DATA PROVIDED:
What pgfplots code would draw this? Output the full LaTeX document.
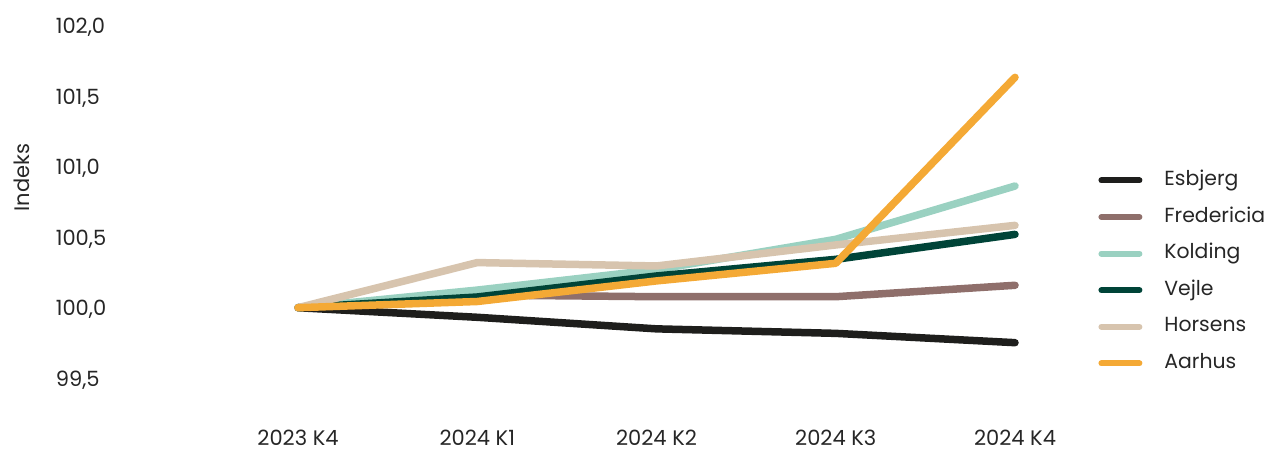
\documentclass[border=0pt]{standalone}
\usepackage{fontspec}
\setmainfont{Poppins}
\usepackage{graphicx}
\usepackage{pgfplots}
\pgfplotsset{compat=1.18}
\definecolor{cEsb}{HTML}{1E1E1C}
\definecolor{cFre}{HTML}{8F6F6B}
\definecolor{cKol}{HTML}{9AD1C1}
\definecolor{cVej}{HTML}{004438}
\definecolor{cHor}{HTML}{D7C4AE}
\definecolor{cAar}{HTML}{F4A935}
\newcommand\f{\fontsize{10.5pt}{12pt}\selectfont}
\newcommand\fl{\fontsize{10.2pt}{12pt}\selectfont}
\begin{document}
\begin{tikzpicture}
\begin{axis}[
  at={(104.2pt,15.75pt)}, anchor=south west,
  x=89.625pt, y=70.5pt,
  xmin=-0.5, xmax=4.5, ymin=99.2, ymax=102.0,
  clip=false,
  axis line style={draw=none},
  tick style={draw=none},
  xtick={0,1,2,3,4},
  xticklabels={2023 K4,2024 K1,2024 K2,2024 K3,2024 K4},
  xticklabel style={font=\f, anchor=base, inner sep=0pt, yshift=-12.3pt, text=black!85},
  ytick={99.5,100,100.5,101,101.5,102},
  yticklabels={{99,5},{100,0},{100,5},{101,0},{101,5},{102,0}},
  yticklabel style={font=\f, anchor=base west, inner sep=0pt, xshift=-76.5pt, yshift=-4.1pt, text=black!85},
  ylabel={Indeks},
  ylabel style={font=\f, at={(axis description cs:-0.2083,0.6155)}, anchor=center, text=black!85},
  legend cell align=left,
  legend image code/.code={\draw[#1, line width=3pt, line cap=round] (0pt,0pt) -- (19pt,0pt);},
  legend style={draw=none, fill=none, font=\fl, at={(0.9926,0.6345)}, anchor=north west,
    inner sep=0pt, row sep=8.3pt, column sep=11pt,
    nodes={inner sep=0pt, text height=7.5pt, text depth=2.5pt, text=black!85}},
  every axis plot/.append style={line width=3.75pt, line cap=round, line join=round},
]
\addplot[cEsb] coordinates {(0,100.0) (1,99.932) (2,99.85) (3,99.818) (4,99.752)};
\addlegendentry{Esbjerg}
\addplot[cFre] coordinates {(0,100.0) (1,100.09) (2,100.078) (3,100.078) (4,100.159)};
\addlegendentry{Fredericia}
\addplot[cKol] coordinates {(0,100.0) (1,100.125) (2,100.27) (3,100.485) (4,100.863)};
\addlegendentry{Kolding}
\addplot[cVej] coordinates {(0,100.0) (1,100.076) (2,100.225) (3,100.343) (4,100.52)};
\addlegendentry{Vejle}
\addplot[cHor] coordinates {(0,100.0) (1,100.32) (2,100.296) (3,100.445) (4,100.584)};
\addlegendentry{Horsens}
\addplot[cAar] coordinates {(0,100.0) (1,100.044) (2,100.19) (3,100.315) (4,101.634)};
\addlegendentry{Aarhus}
\end{axis}
\pgfresetboundingbox
\path[use as bounding box] (0,0) rectangle (638pt,226pt);
\end{tikzpicture}
\end{document}
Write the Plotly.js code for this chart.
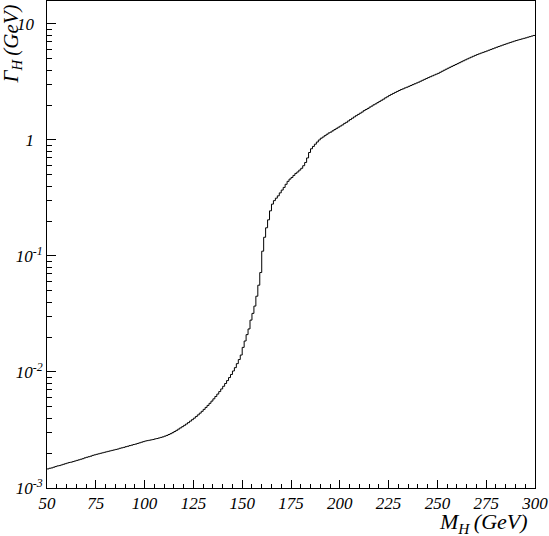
<!DOCTYPE html>
<html>
<head>
<meta charset="utf-8">
<script src="https://cdn.plot.ly/plotly-3.0.1.min.js"></script>
<style>html,body{margin:0;padding:0;background:#fff;}</style>
</head>
<body>
<div id="chart" style="width:549px;height:536px;"></div>
<script>
// Higgs width (GeV) per 1 GeV mass bin, bins starting at 50 GeV
var massStart = 50;
var binWidth = 1;
var width50to99 = [
  0.00146,0.00148,0.00149,0.00151,0.00153,0.00155,0.00156,0.00158,0.00160,0.00162,
  0.00164,0.00166,0.00167,0.00169,0.00171,0.00173,0.00175,0.00177,0.00179,0.00182,
  0.00184,0.00186,0.00188,0.00191,0.00193,0.00195,0.00197,0.00199,0.00201,0.00203,
  0.00205,0.00207,0.00209,0.00211,0.00213,0.00215,0.00217,0.00220,0.00222,0.00224,
  0.00227,0.00229,0.00232,0.00234,0.00237,0.00239,0.00242,0.00245,0.00248,0.00251
];
var width100to149 = [
  0.00254,0.00256,0.00258,0.00260,0.00262,0.00265,0.00267,0.00270,0.00273,0.00276,
  0.00280,0.00284,0.00289,0.00294,0.00300,0.00307,0.00314,0.00322,0.00330,0.00338,
  0.00347,0.00356,0.00366,0.00377,0.00388,0.00400,0.00413,0.00427,0.00442,0.00458,
  0.00476,0.00495,0.00515,0.00537,0.00561,0.00587,0.00615,0.00645,0.00678,0.00714,
  0.00753,0.00796,0.00843,0.00895,0.00952,0.0102,0.0109,0.0118,0.0128,0.0140
];
var width150to199 = [
  0.0163,0.0185,0.0210,0.0235,0.0280,0.0320,0.0370,0.0450,0.0560,0.0720,
  0.110,0.145,0.175,0.205,0.245,0.280,0.300,0.315,0.330,0.350,
  0.370,0.390,0.415,0.440,0.460,0.475,0.495,0.515,0.530,0.550,
  0.570,0.600,0.640,0.700,0.780,0.840,0.880,0.920,0.960,1.00,
  1.035,1.06,1.09,1.12,1.15,1.17,1.20,1.23,1.26,1.29
];
var width200to249 = [
  1.32,1.35,1.39,1.42,1.46,1.50,1.54,1.58,1.62,1.66,
  1.70,1.74,1.79,1.83,1.87,1.92,1.96,2.01,2.05,2.10,
  2.15,2.20,2.25,2.31,2.36,2.42,2.47,2.52,2.57,2.62,
  2.67,2.72,2.76,2.81,2.85,2.90,2.95,3.00,3.05,3.10,
  3.15,3.21,3.27,3.33,3.39,3.45,3.51,3.57,3.63,3.69
];
var width250to299 = [
  3.75,3.83,3.91,3.99,4.07,4.15,4.23,4.31,4.39,4.47,
  4.55,4.64,4.73,4.82,4.91,5.00,5.09,5.18,5.27,5.36,
  5.45,5.53,5.61,5.69,5.77,5.85,5.94,6.03,6.12,6.21,
  6.30,6.39,6.48,6.57,6.66,6.75,6.84,6.93,7.02,7.11,
  7.20,7.28,7.36,7.44,7.52,7.60,7.69,7.78,7.87,7.96
];
var yTickVals = [0.001, 0.01, 0.1, 1, 10];
var yTickText = ['10<sup>-3</sup>', '10<sup>-2</sup>', '10<sup>-1</sup>', '1\u00a0\u00a0', '10\u00a0\u00a0'];
var xAxisTitle = '<i>M</i><sub><i>H</i></sub><i>\u2009(GeV)</i>';
var yAxisTitle = '<i>\u0393</i><sub><i>H</i></sub><i>\u2009(GeV)</i>';

var widths = [].concat(width50to99, width100to149, width150to199, width200to249, width250to299);
var edges = [];
for (var i = 0; i <= widths.length; i++) edges.push(massStart + i * binWidth);
var yStep = widths.concat([widths[widths.length - 1]]);

var minorY = [];
for (var d = -3; d <= 1; d++) {
  for (var k = 2; k <= 9; k++) minorY.push(k * Math.pow(10, d));
}

var tickFont = {family: 'Liberation Serif', size: 17, color: '#000', style: 'italic'};

var trace = {
  x: edges, y: yStep, type: 'scatter', mode: 'lines',
  line: {shape: 'hv', color: '#000', width: 1},
  hoverinfo: 'x+y', showlegend: false
};

var layout = {
  width: 549, height: 536,
  margin: {l: 47, r: 14, t: 1, b: 48, pad: 0},
  paper_bgcolor: '#fff', plot_bgcolor: '#fff',
  showlegend: false,
  xaxis: {
    range: [50, 300], showline: true, linecolor: '#000', linewidth: 1, mirror: true,
    showgrid: false, zeroline: false,
    tickmode: 'linear', tick0: 50, dtick: 25,
    ticks: 'inside', ticklen: 8, tickwidth: 1, tickcolor: '#000',
    minor: {tickmode: 'linear', tick0: 50, dtick: 5, ticks: 'inside', ticklen: 4, tickwidth: 1, tickcolor: '#000', showgrid: false},
    tickfont: tickFont
  },
  yaxis: {
    type: 'log', range: [-3, 1.198], showline: true, linecolor: '#000', linewidth: 1, mirror: true,
    showgrid: false, zeroline: false,
    tickmode: 'array', tickvals: yTickVals, ticktext: yTickText,
    ticks: 'inside', ticklen: 9, tickwidth: 1, tickcolor: '#000',
    minor: {tickmode: 'array', tickvals: minorY, ticks: 'inside', ticklen: 5, tickwidth: 1, tickcolor: '#000', showgrid: false},
    tickfont: tickFont
  },
  annotations: [
    {text: xAxisTitle, xref: 'paper', yref: 'paper', x: 1, y: 0, xanchor: 'right', yanchor: 'top',
     xshift: -5, yshift: -19, showarrow: false,
     font: {family: 'Liberation Serif', size: 22, color: '#000'}},
    {text: yAxisTitle, xref: 'paper', yref: 'paper', x: 0, y: 1, xanchor: 'center', yanchor: 'top',
     xshift: -36, yshift: -2, textangle: -90, showarrow: false,
     font: {family: 'Liberation Serif', size: 21, color: '#000'}}
  ]
};

Plotly.newPlot('chart', [trace], layout, {displayModeBar: false, staticPlot: true});
</script>
</body>
</html>
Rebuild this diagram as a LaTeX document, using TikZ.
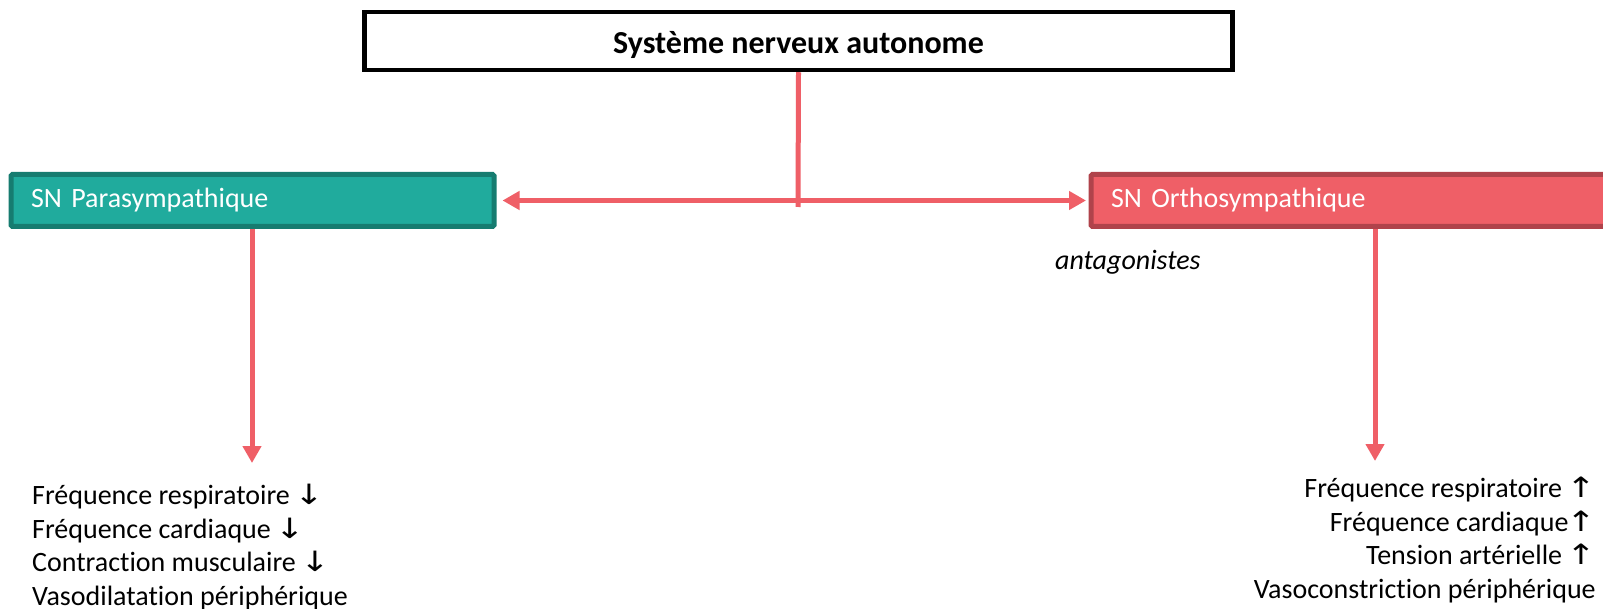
\documentclass[tikz,border=0pt]{standalone}
\usepackage{fontspec}
\setmainfont{Carlito}[Ligatures=NoCommon]
\newfontfamily\arrfont{DejaVu Sans}
\usetikzlibrary{arrows.meta}
\definecolor{tealfill}{RGB}{32,171,157}
\definecolor{tealline}{RGB}{22,124,112}
\definecolor{redfill}{RGB}{239,95,103}
\definecolor{redline}{RGB}{176,67,75}
\newcommand{\dn}{\hspace{-2pt}\scalebox{1.25}[1]{\arrfont\fontsize{28}{33.5}\selectfont ↓}}
\newcommand{\up}{\hspace{-2pt}\scalebox{1.25}[1]{\arrfont\fontsize{28}{33.5}\selectfont ↑}}
\begin{document}
\begin{tikzpicture}[x=1pt,y=-1pt,
  titlebox/.style={draw=black, line width=4.5pt, fill=white, minimum width=868pt, minimum height=58pt, inner sep=0pt, text height=32pt, text depth=6pt, font=\fontsize{32}{38}\selectfont\bfseries},
  branch/.style={line width=5pt, rounded corners=1.5pt, minimum height=52pt, inner ysep=0pt, text=white, align=left, font=\fontsize{28}{32}\selectfont},
  conn/.style={draw=redfill, line width=5pt},
  tip/.style={-{Triangle[length=17pt,width=18pt]}},
  bitip/.style={{Triangle[length=17pt,width=18pt]}-{Triangle[length=17pt,width=18pt]}},
  effects/.style={inner sep=0pt, font=\fontsize{28}{33.5}\selectfont}
]
\useasboundingbox (0,0) rectangle (1603,609);
\fill[white] (0,0) rectangle (1603,609);

\node[titlebox] (top) at (798.5,41) {Système nerveux autonome};
\node[branch, draw=tealline, fill=tealfill, inner xsep=20pt, text width=443pt] (para) at (252.5,200.5) {SN Parasympathique};
\node[branch, draw=redline, fill=redfill, inner xsep=20pt, text width=490pt] (ortho) at (1356,200.5) {SN Orthosympathique};
\node[anchor=west, inner sep=0pt, font=\fontsize{28}{32}\selectfont\itshape] (ant) at (1055,262) {antagonistes};

\coordinate (j) at (798,207);
\coordinate (lend) at (252,463);
\coordinate (rend) at (1375,461);

\draw[conn] (top.south) -- (j);
\draw[conn, bitip, shorten <=6pt, shorten >=2.5pt] (para.east) -- (ortho.west);
\draw[conn, tip] (para.south -| lend) -- (lend);
\draw[conn, tip] (ortho.south -| rend) -- (rend);

\node[effects, anchor=north west, align=left] (leftlist) at (32,484)
  {Fréquence respiratoire \dn\\Fréquence cardiaque \dn\\Contraction musculaire \dn\\Vasodilatation périphérique};
\node[effects, anchor=north east, align=right] (rightlist) at (1596,477)
  {Fréquence respiratoire \up\\Fréquence cardiaque\up\\Tension artérielle \up\\Vasoconstriction périphérique};
\end{tikzpicture}
\end{document}
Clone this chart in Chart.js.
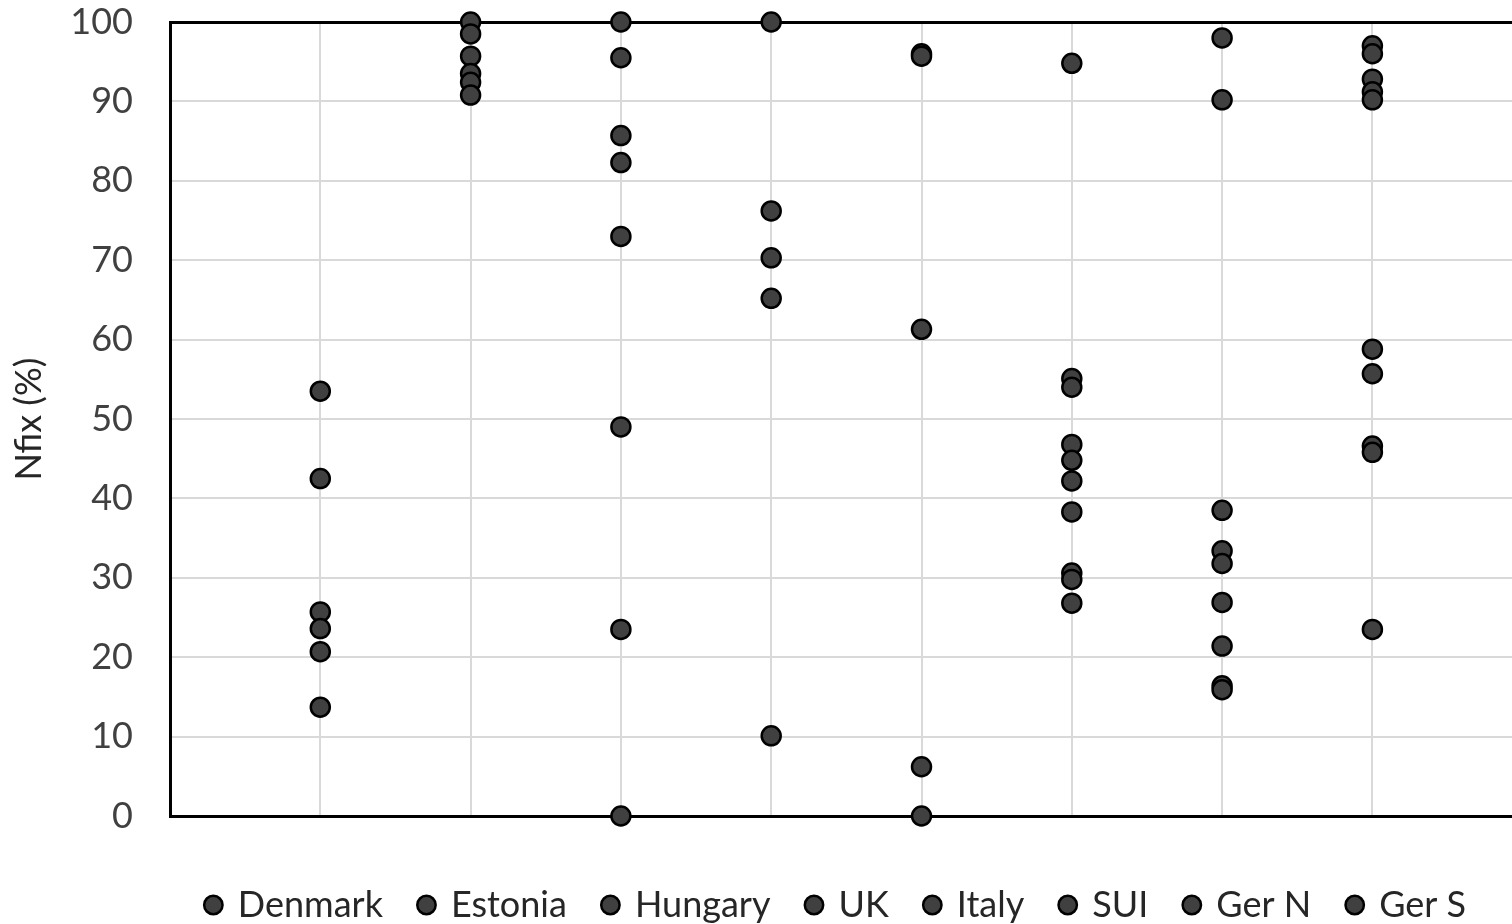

GOAL: Look above for lines with the word "this" and copy them all.

FULL OUTPUT:
What pgfplots code would draw this? Output the full LaTeX document.
Write the Plotly.js code for this chart.
Rebuild this diagram as a LaTeX document, using TikZ.
Clone this chart in Chart.js.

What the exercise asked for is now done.